Redefining PR as lobbying should be a nonstarter in New York

The state's Joint Ethics Commission passed a measure that would redefine PR pros as lobbyists this week. It might be well intentioned, but it's unrealistic and unenforceable.

"NYC-Skyline-1" by Taken by Shmuel Spiegelman using a Canon 10D via Wikimedia Commons

New York’s state government has an ethics problem, but it isn’t PR.

In the past two months, former Assembly Speaker Sheldon Silver and former State Senate Leader Dean Skelos have both been convicted on corruption charges. Former Governor David Patterson faced various accusations of ethics violations. And his predecessor, Eliot Spitzer stepped down after revelations that he hired prostitutes came to light.

Yet none of these people were political consultants, nor agency staffers working on public affairs issues in the offices, cloakrooms, and bars of Albany. So it was curious that the state’s Joint Commission on Public Ethics made PR consultants who work with public officials or candidates the target of a controversial measure that would require them to register as lobbyists with the state.

The Joint Commission voted in a landslide this week to approve a measure that would reclassify PR consultants reaching out to media outlets to try to get their client’s message in an editorial as "lobbying activity." But calling an apple an orange doesn’t make it one.

The Commission’s stance is short-sighted both on practical and ideological grounds.
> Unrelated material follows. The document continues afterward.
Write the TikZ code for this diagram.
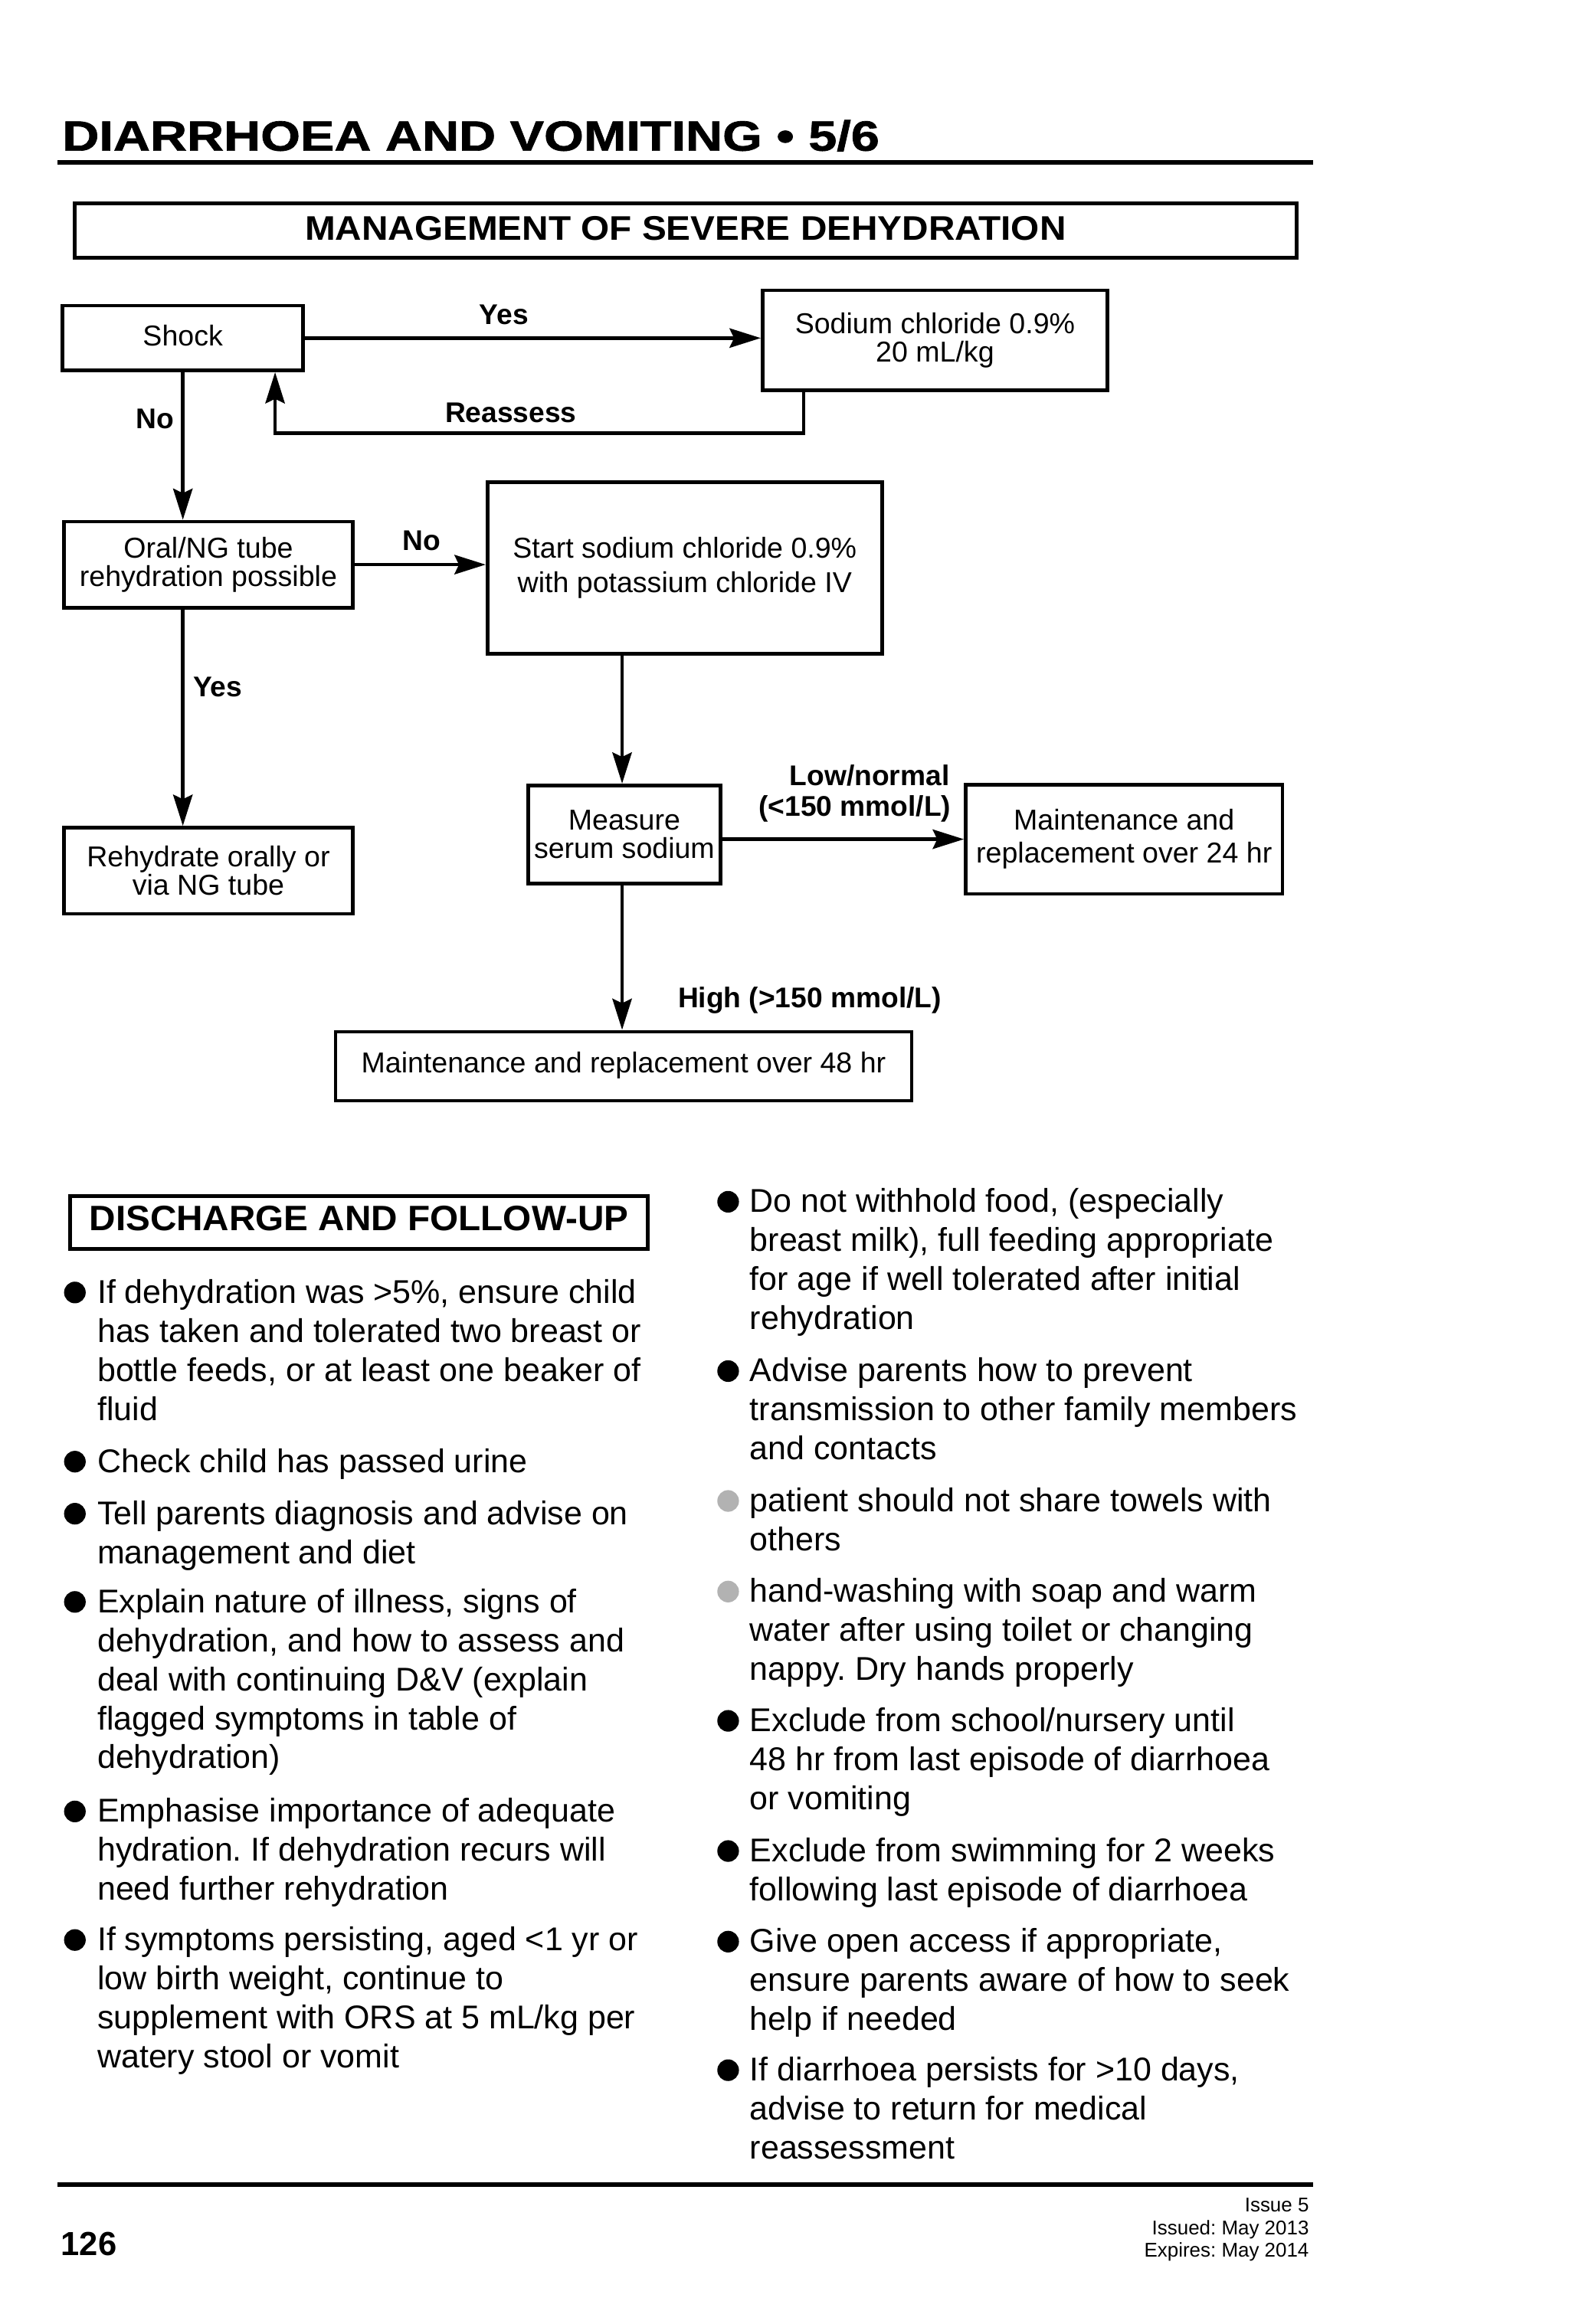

For one, it doesn’t consider the role of journalists. Sure, a reporter or editor might agree to write exactly what a communications consultant wants, in exactly the language he or she wants it, but that’s not likely to be the case. Journalists may be overworked and shrinking in numbers, but their bullshit meters still work well.

Forcing consultants to file their interactions with reporters like expense reports will have a chilling effect on the relationship between journalists and PR pros for another reason: confidentiality. Aides to public officials rely on journalists to protect their identities, or to keep some information entirely off the record. Asking them to confirm on an official document when they talked to a journalist will only turn off the spigot of information reaching the public.

And that’s something everyone, no matter what side of the aisle, can agree is bad. 

(The New York Times noted the commission appeared willing to step back and apply the measure only to consultants pitching editorial boards. That’s a half measure from the print media age, when opinions were restricted to only a few voices at a media outlet and editorials had outsized influence).

And passing a measure like this is one thing; enforcing it is another. Good luck with that.

Give the commission credit for one thing: it’s pulled off the daunting task of uniting PR pros and journalists – dogs and cats living together – on the same issue, not to mention civil liberties groups.

Good thing the measure passed by the Joint Commission is an advisory opinion, and one that the governor’s office and legal experts have a skeptical view of. There are concrete steps state officials can take to reduce corruption, but this isn’t one of them.

Frank Washkuch is news editor at PRWeek.